Provide the First Detection of Diffuse Hydrogen in a Halo Surrounding the Milky Way


Scientists Provide the First Detection of Diffuse Hydrogen in a Halo Surrounding the Milky Way
This image of NGC 2683, a spiral galaxy also known as the “UFO Galaxy” due to its shape, was taken by the Hubble Space Telescope. Since trying to find out what the Milky Way looks like is a bit like trying to picture an unfamiliar house while being confined to a room inside, studies like this one help us gain a better idea of our cosmic home. (ESA/Hubble & NASA)
Astronomers from the University of Arizona report the first detection of diffuse hydrogen in a vast halo surrounding the Milky Way.
Sometimes it takes a lot of trees to see the forest. In the case of the latest discovery made by astronomers at the University of Arizona, exactly 732,225. Except that in this case, the “forest” is a veil of diffuse hydrogen gas enshrouding the Milky Way, and each “tree” is another galaxy observed with the 2.5-meter telescope of the Sloan Digital Sky Survey.
After combining this staggering number of spectra — recorded patterns of wavelengths revealing clues about the nature of a cosmic target — astronomers Huanian Zhang and Dennis Zaritsky report the first detection of diffuse hydrogen wafting about in a vast halo surrounding the Milky Way. Such a halo had been postulated based on what astronomers knew about other galaxies, but never directly observed.

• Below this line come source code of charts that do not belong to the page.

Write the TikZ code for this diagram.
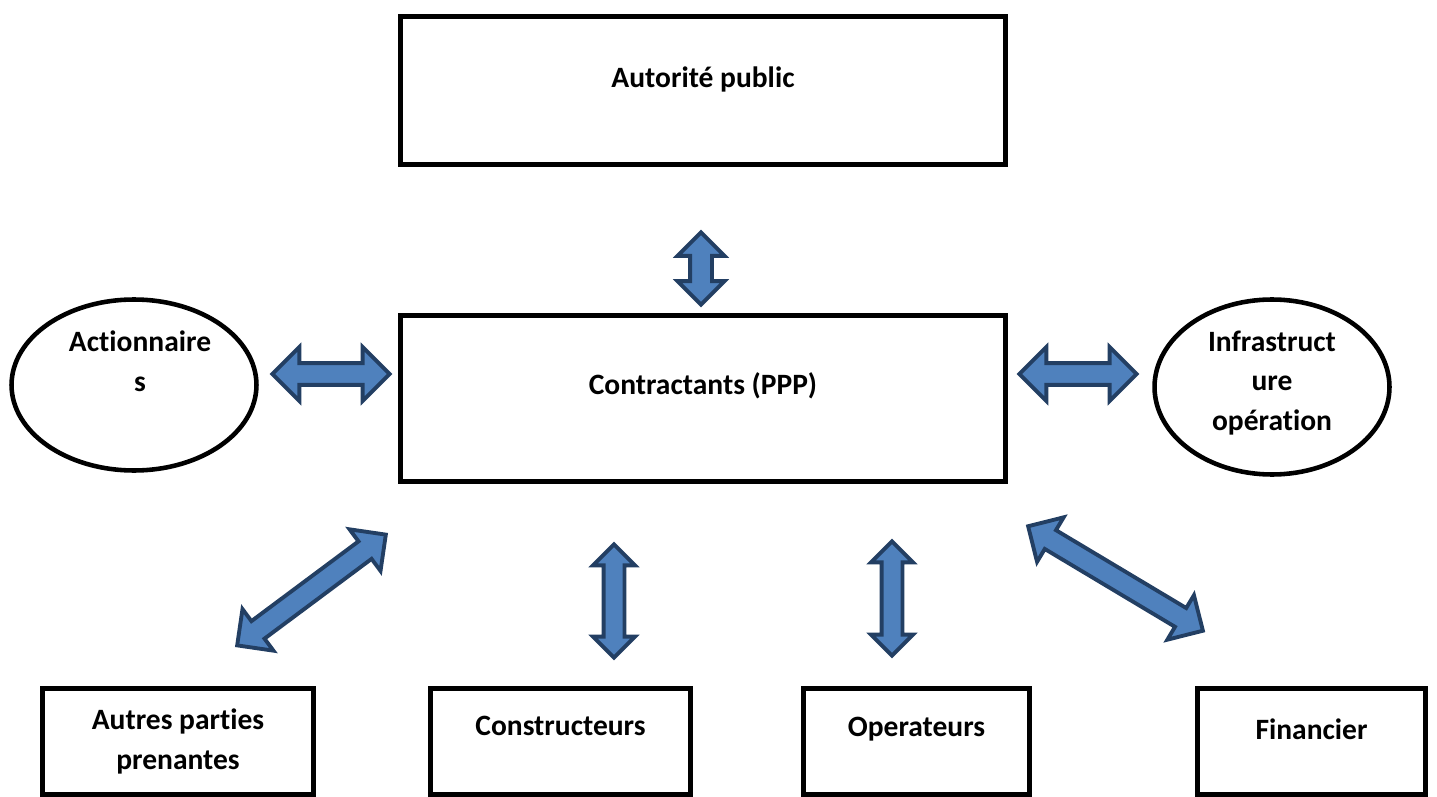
\documentclass[tikz,border=0pt]{standalone}
\usepackage{fontspec}
\setmainfont[Ligatures=NoCommon]{Carlito}
\usetikzlibrary{calc,positioning,shapes.geometric,shapes.arrows}
\definecolor{arrowfill}{HTML}{4F81BD}
\definecolor{arrowline}{HTML}{233F63}
\tikzset{
    box/.style={draw, line width=2.8pt, inner sep=0pt, outer sep=0pt},
    bubble/.style={draw, ellipse, line width=2.6pt, inner sep=0pt, outer sep=0pt},
    txt/.style={font=\fontsize{16.8}{22.7}\selectfont\bfseries, align=center, inner sep=0pt},
    dblarrow/.style={double arrow, draw=arrowline, fill=arrowfill, line width=2.2pt,
        inner xsep=0pt, text height=0pt, text depth=0pt, outer sep=0pt, minimum width=0pt},
    arrowsize/.style 2 args={inner ysep=#1, double arrow head extend=#2},
}
% block double arrow between two named points
\newcommand{\dblink}[3][]{%
    \path let \p1=($(#3)-(#2)$), \n1={atan2(\y1,\x1)}, \n2={veclen(\x1,\y1)} in
        node[dblarrow, #1, rotate=\n1, minimum height={\n2-2.8pt}] at ($(#2)!0.5!(#3)$) {};}

\begin{document}
\begin{tikzpicture}[x=0.02cm, y=-0.02cm]
        \useasboundingbox (0,0) rectangle (1437,797);
        % main boxes
        \node[box, minimum width=12.1cm, minimum height=2.96cm,
            label={[txt, yshift=0.23cm]center:Autorité public}] (pub) at (703,90.5) {};
        \node[box, minimum width=12.1cm, minimum height=3.32cm,
            label={[txt, yshift=0.25cm]center:Contractants (PPP)}] (ppp) at (703,398.5) {};
        % side ellipses
        \node[bubble, minimum width=4.9cm, minimum height=3.42cm,
            label={[txt, xshift=0.12cm, yshift=0.48cm]center:Actionnaire\\s}] (act) at (134,385) {};
        \node[bubble, minimum width=4.7cm, minimum height=3.5cm,
            label={[txt, yshift=0.08cm]center:Infrastruct\\ure\\opération}] (infra) at (1272,387) {};
        % bottom boxes
        \node[box, minimum width=5.42cm, minimum height=2.12cm,
            label={[txt]center:Autres parties\\prenantes}] (aut) at (178,741.5) {};
        \node[box, minimum width=5.2cm, minimum height=2.12cm,
            label={[txt, yshift=0.31cm]center:Constructeurs}] (con) at (560.5,741.5) {};
        \node[box, minimum width=4.52cm, minimum height=2.12cm,
            label={[txt, yshift=0.25cm]center:Operateurs}] (ope) at (916.5,741.5) {};
        \node[box, minimum width=4.56cm, minimum height=2.12cm,
            label={[txt, yshift=0.25cm]center:Financier}] (fin) at (1311.5,741.5) {};

        % arrow tips
        \coordinate (pubA) at (701,230);   \coordinate (pubB) at (701,307);
        \coordinate (actA) at (270,374);   \coordinate (actB) at (392,374);
        \coordinate (infA) at (1017,374);  \coordinate (infB) at (1139,374);
        \coordinate (autA) at (235,647);   \coordinate (autB) at (388,533);
        \coordinate (conA) at (614,542);   \coordinate (conB) at (614,660);
        \coordinate (opeA) at (892,539);   \coordinate (opeB) at (892,658);
        \coordinate (finA) at (1026,525);  \coordinate (finB) at (1205,632);

        % block arrows
        \dblink[arrowsize={0.18cm}{0.25cm}]{pubA}{pubB}
        \foreach \a in {act,inf} {
            \dblink[arrowsize={0.18cm}{0.32cm}]{\a A}{\a B}
        }
        \foreach \a in {con,ope} {
            \dblink[arrowsize={0.17cm}{0.21cm}]{\a A}{\a B}
        }
        \foreach \a in {aut,fin} {
            \dblink[arrowsize={0.18cm}{0.3cm}]{\a A}{\a B}
        }
    \end{tikzpicture}
\end{document}
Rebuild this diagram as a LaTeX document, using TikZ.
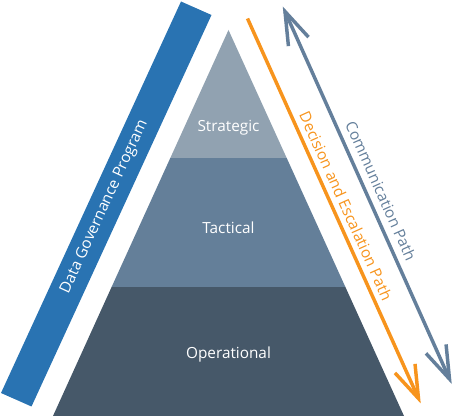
\documentclass[tikz,border=0pt]{standalone}
\usepackage{fontspec}
\setmainfont{Open Sans}
\usepackage{tikz}

\definecolor{govblue}{RGB}{41,115,178}
\definecolor{stratgrey}{RGB}{145,162,177}
\definecolor{tactgrey}{RGB}{100,127,153}
\definecolor{operslate}{RGB}{70,88,105}
\definecolor{escorange}{RGB}{247,148,29}
\definecolor{commgrey}{RGB}{100,127,155}

\tikzset{
  lvltext/.style={text=white,font=\fontsize{11.5}{14}\selectfont,anchor=base},
  pathlabel/.style={font=\fontsize{11.5}{14}\selectfont,rotate=-65.8},
  pathline/.style={line width=2.6pt},
}

\begin{document}
\begin{tikzpicture}[x=0.75pt,y=0.75pt,yscale=-1,xscale=1]
			\useasboundingbox (0,0) rectangle (454,416);

			%Shape: Parallelogram (program bar)
			\fill [govblue] (181,1.5) -- (211.5,15) -- (31.5,406.5) -- (1,393) -- cycle ;
			\node [text=white,font=\fontsize{11.5}{14}\selectfont,rotate=65.3] (prog) at (104.5,207) {Data Governance Program};

			%Shape: Trapezoid (operational)
			\fill [operslate] (111.6,287) -- (345.4,287) -- (404,416) -- (53,416) -- cycle ;
			%Shape: Trapezoid (tactical)
			\fill [tactgrey] (170.3,158) -- (286.7,158) -- (345.4,287) -- (111.6,287) -- cycle ;
			%Shape: Triangle (strategic)
			\fill [stratgrey] (228.5,30) -- (286.7,158) -- (170.3,158) -- cycle ;

			\node [lvltext] (strat) at (228.5,132) {Strategic};
			\node [lvltext] (tact) at (228.5,234) {Tactical};
			\node [lvltext] (oper) at (228.5,358.5) {Operational};

			%Straight Lines (decision and escalation)
			\coordinate (escTop) at (247.5,18.5);
			\coordinate (escTip) at (418.5,398.5);
			\draw [escorange,pathline] (escTop) -- (escTip) ;
			\draw [escorange,pathline,shift={(escTip)},rotate=245.8] (33,-11) -- (0,0) -- (33,11) ;
			\node [pathlabel,text=escorange] (esc) at (346,206) {Decision and Escalation Path};

			%Straight Lines (communication)
			\coordinate (commTop) at (285,11.5);
			\coordinate (commTip) at (449.5,379);
			\draw [commgrey,pathline] (commTop) -- (commTip) ;
			\draw [commgrey,pathline,shift={(commTip)},rotate=245.9] (33,-11) -- (0,0) -- (33,11) ;
			\draw [commgrey,pathline,shift={(commTop)},rotate=65.9] (33,-11) -- (0,0) -- (33,11) ;
			\node [pathlabel,text=commgrey] (comm) at (381,191) {Communication Path};

\end{tikzpicture}
\end{document}
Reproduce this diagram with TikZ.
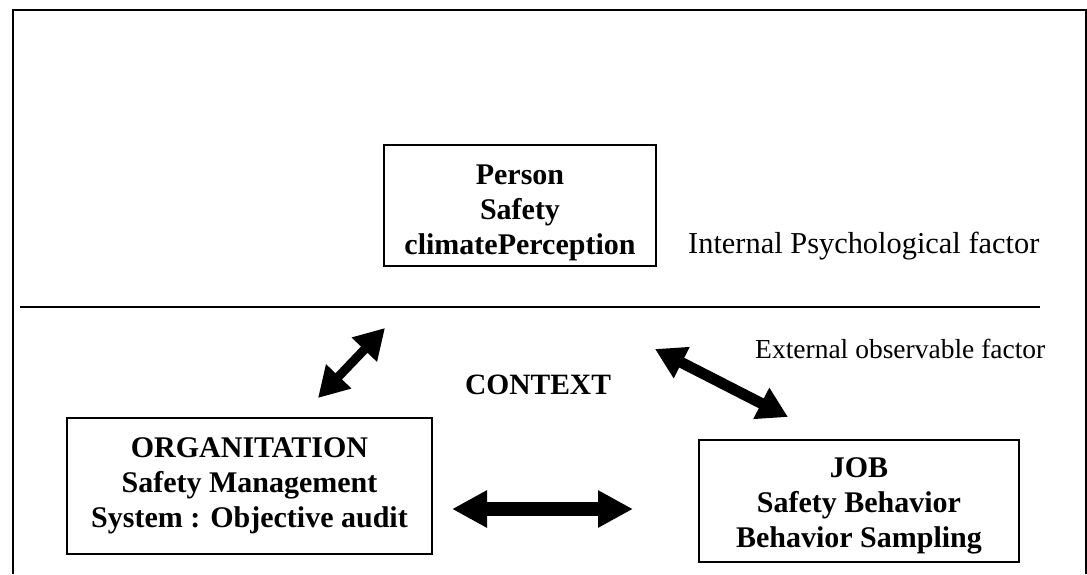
\documentclass[tikz,border=0pt]{standalone}
\usepackage{fontspec}
\setmainfont{Liberation Serif}
\usepackage{tikz}
\usetikzlibrary{positioning}
\usetikzlibrary{arrows.meta}

\begin{document}
\begin{tikzpicture}[x=1pt,y=-1pt]

            \tikzstyle{factorBox} = [draw, line width=2pt, align=center, inner sep=0pt, font=\bfseries\fontsize{30}{35}\selectfont];
            \tikzstyle{levelLabel} = [anchor=west, inner sep=0pt, font=\fontsize{30.4}{36}\selectfont];
            \tikzstyle{linkArrow} = [line width=11pt, {Triangle[length=30pt,width=33pt]}-{Triangle[length=30pt,width=33pt]}];

            \useasboundingbox (0,0) rectangle (1087,574);

            % frame and level divider
            \draw[line width=2pt] (13,574) -- (13,10) -- (1086,10) -- (1086,574);
            \coordinate (divL) at (20,307);
            \coordinate (divR) at (1040,307);
            \draw[line width=1.5pt] (divL) -- (divR);

            \node[factorBox, minimum width=272pt, minimum height=121pt] (person) at (520,205.5) {\rule{0pt}{35pt}Person\\Safety\\climatePerception};
            \node[factorBox, minimum width=365pt, minimum height=136pt] (org) at (249.5,486) {ORGANITATION\\Safety Management\\System : Objective audit};
            \node[factorBox, minimum width=320pt, minimum height=122pt] (job) at (859,501) {\rule{0pt}{30pt}JOB\\Safety Behavior\\Behavior Sampling};

            \node[levelLabel] (internal) at (688,246) {Internal Psychological factor};
            \node[levelLabel, font=\fontsize{27.5}{33}\selectfont] (external) at (755,349) {External observable factor};
            \node[font=\bfseries\fontsize{29.5}{35}\selectfont, inner sep=0pt] (context) at (538,385) {CONTEXT};

            % free ends of the links
            \coordinate (orgUp) at (318,398);
            \coordinate (personDown) at (385,328);
            \coordinate (personRight) at (655,349);
            \coordinate (jobUp) at (788,417);
            \coordinate (orgRight) at (452,509);
            \coordinate (jobLeft) at (633,509);

            \draw[linkArrow, line width=9pt] (orgUp) -- (personDown);
            \draw[linkArrow] (personRight) -- (jobUp);
            \draw[linkArrow, line width=14pt, {Triangle[length=35pt,width=35pt]}-{Triangle[length=35pt,width=35pt]}] (orgRight) -- (jobLeft);
          \end{tikzpicture}
\end{document}
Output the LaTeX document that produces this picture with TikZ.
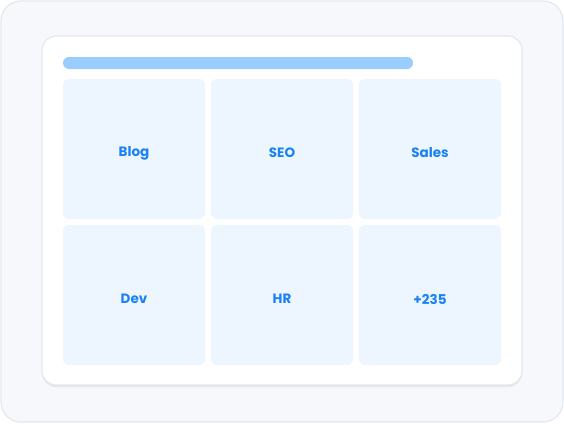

Researchers have long known that the most prominent features of a typical spiral galaxy such as our Milky Way — a central bulge surrounded by a disk and spiral arms — account only for the lesser part of its mass. The bulk of the missing mass is suspected to lie in so-called dark matter, a postulated but not yet directly observed form of matter believed to account for the majority of matter in the universe. Dark matter emits no electromagnetic radiation of any kind, nor does it interact with “normal” matter (which astronomers call baryonic matter), and is therefore invisible and undetectable through direct imaging.
The dark matter of a typical galaxy is thought to reside in a more or less spherical halo that extends 10 to 30 times farther out than the distance between the center of our galaxy and the sun, according to Zaritsky, a professor in the UA’s Department of Astronomy and deputy director of the UA’s Steward Observatory.